The work to support survivors of intimate partner violence (IPV) is overwhelming. There is never enough money or time, and there are always more survivors needing support. Government policies – as well as the lack thereof – create new challenges and barriers. Legal responses remain poor. Lack of employment opportunities and affordable, safe housing compound the difficulties for women who make the decision to leave an abusive partner. Women who are marginalized and those with children face even greater hurdles to get away from abuse and keep themselves and those in their care safe.
As a result, the work of what started out as a movement to end violence against women has telescoped in to focus almost exclusively on service delivery. Much of the responsibility for this can be laid at the feet of funding models that do not support prevention advocacy work.
When the first shelters in Canada opened, they didn’t have any government funding. They were staffed by volunteers—often survivors themselves—who fundraised money to pay the rent and relied on donations of food, furniture, clothing, and everything else they needed. They offered a safe space to stay for women and their children, but little else because they lacked the resources to do anything more.
In this sense, the funding of shelters and other services for survivors of gender-based violence has been nothing but good. It has allowed those organizations to operate without constant scrambling for money for the essentials, to pay staff, to offer comfortable housing to women and children at a vulnerable time in their lives, and to provide supports beyond a bed and a meal. These funded services have changed and saved the lives of tens of thousands of women and children.
However, this funding has not come without a price. The past 40 years has seen a mainstreaming and depoliticizing of violence against women work because of the focus on keeping that funding flowing to support finding individual solutions for individual women. This has led to a loss of the social movement focus on structural change, with energy instead being used to build and maintain effective services in order to keep funders happy.
I get it: it’s difficult to prioritize work for somewhat abstract and distant social change when a woman is sitting in front of us needing practical help right now, and we don’t want to jeopardize the funding that allows us to provide that support. But we have to find a way to do both.
Predictable and preventable
Noor Naas was 18 years old when her father killed her mother. In a December 2024 Globe and Mail opinion piece, she writes powerfully about the need to break the silence about IPV if we want to prevent it:
“They [family friends] held a joint funeral and buried my parents right beside each other. . . . I listened to people offer condolences for my father. Others reduced his abuse and the murder of my mother to a single act of insanity. . .
“[I]t was apparent that others saw the murder as an isolated incident, rather than the culmination of years of abuse.
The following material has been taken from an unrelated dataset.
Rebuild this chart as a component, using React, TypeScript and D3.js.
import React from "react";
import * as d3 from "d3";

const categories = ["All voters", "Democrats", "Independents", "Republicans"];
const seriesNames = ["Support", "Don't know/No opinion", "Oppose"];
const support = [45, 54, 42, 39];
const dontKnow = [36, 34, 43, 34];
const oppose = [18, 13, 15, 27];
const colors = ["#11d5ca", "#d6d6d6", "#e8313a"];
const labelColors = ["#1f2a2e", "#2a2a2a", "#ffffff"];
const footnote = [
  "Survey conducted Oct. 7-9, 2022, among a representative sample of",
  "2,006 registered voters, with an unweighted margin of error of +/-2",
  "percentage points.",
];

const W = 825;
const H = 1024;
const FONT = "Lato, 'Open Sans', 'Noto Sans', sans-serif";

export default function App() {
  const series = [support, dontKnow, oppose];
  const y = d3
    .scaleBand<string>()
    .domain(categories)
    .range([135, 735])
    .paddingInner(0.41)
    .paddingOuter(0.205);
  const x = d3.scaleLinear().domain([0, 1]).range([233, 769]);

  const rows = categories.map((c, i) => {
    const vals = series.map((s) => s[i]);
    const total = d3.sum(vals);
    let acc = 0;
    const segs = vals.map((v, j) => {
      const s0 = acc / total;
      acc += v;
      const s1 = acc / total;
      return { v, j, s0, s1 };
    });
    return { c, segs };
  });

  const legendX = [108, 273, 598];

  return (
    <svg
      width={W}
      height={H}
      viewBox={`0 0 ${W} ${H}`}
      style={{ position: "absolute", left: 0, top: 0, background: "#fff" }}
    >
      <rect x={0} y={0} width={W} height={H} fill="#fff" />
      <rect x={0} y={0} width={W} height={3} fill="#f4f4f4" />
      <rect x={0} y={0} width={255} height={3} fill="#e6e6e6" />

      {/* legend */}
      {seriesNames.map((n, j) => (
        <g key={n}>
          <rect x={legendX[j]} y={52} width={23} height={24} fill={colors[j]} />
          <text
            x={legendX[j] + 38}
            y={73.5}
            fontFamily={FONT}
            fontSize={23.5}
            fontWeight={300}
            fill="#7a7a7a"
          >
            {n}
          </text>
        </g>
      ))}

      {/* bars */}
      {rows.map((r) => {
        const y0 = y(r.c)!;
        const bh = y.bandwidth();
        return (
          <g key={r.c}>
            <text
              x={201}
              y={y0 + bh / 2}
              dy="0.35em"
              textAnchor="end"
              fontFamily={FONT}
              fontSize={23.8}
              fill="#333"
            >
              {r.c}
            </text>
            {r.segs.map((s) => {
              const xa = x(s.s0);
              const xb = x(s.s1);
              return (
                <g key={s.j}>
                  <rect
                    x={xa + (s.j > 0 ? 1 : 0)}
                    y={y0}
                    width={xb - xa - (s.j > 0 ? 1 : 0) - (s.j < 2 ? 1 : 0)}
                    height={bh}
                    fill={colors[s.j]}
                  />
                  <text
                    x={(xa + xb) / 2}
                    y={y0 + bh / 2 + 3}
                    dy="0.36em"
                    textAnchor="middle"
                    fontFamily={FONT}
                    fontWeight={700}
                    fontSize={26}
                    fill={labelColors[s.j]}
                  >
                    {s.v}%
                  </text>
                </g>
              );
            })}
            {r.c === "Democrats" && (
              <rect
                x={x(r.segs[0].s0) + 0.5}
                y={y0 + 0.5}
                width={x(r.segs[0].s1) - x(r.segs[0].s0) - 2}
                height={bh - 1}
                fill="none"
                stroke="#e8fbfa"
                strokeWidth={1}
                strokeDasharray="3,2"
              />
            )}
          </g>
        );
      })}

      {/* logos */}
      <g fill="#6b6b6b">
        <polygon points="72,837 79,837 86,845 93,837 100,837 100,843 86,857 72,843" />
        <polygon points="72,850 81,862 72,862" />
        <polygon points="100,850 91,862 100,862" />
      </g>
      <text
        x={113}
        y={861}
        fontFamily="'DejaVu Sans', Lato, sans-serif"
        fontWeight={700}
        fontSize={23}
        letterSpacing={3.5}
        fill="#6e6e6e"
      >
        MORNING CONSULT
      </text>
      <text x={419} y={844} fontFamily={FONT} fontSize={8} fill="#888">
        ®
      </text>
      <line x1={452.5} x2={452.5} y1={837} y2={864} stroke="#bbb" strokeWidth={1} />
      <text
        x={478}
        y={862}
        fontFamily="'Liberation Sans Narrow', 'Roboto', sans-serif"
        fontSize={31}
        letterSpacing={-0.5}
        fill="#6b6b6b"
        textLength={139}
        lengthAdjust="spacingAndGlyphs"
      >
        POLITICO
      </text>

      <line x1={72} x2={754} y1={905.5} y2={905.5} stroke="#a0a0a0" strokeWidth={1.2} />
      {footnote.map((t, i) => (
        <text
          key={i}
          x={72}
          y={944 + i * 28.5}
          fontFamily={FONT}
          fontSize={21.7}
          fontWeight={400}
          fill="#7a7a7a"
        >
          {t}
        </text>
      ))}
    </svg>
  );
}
The lack of knowledge and discourse around domestic abuse inhibited our ability – theirs and mine – to confront it in any meaningful way. . . .
“I started reading everything I could find on the topic . . . My heart broke as I learned that so much of what my father inflicted on my mother, including her murder, was actually quite predictable – and preventable.
“Ending domestic abuse starts by naming it. This means supporting initiatives to educate school children and communities about domestic abuse, utilizing platforms to raise awareness, normalizing dialogue around it and amplifying survivors’ voices. Together, we must openly address the evil that is so often hidden behind closed doors. . . . [P]erhaps then all these stories of women (and their children) who found out they were being abused far later than anyone ever should will become a thing of the past.”
Taking action
Of course, public education is not the only step we need to take to prevent IPV from happening, but it’s a big one, and it’s been recommended many times by inquest juries, domestic violence death review committees and others.
“develop and implement a new approach to public education campaigns to promote awareness about IPV.”
See It, Name It, Change It and Neighbours, Friends and Families are two effective public education campaigns that I have written about here before. They are models that can be adapted for any community and, of course, there are other good models out there. In other words, we don’t have to dream up something new – we can work with strategies that already exist.
Let’s make 2025 the year that each of us finds a way to increase public awareness about intimate partner violence as part of our commitment to ending that violence.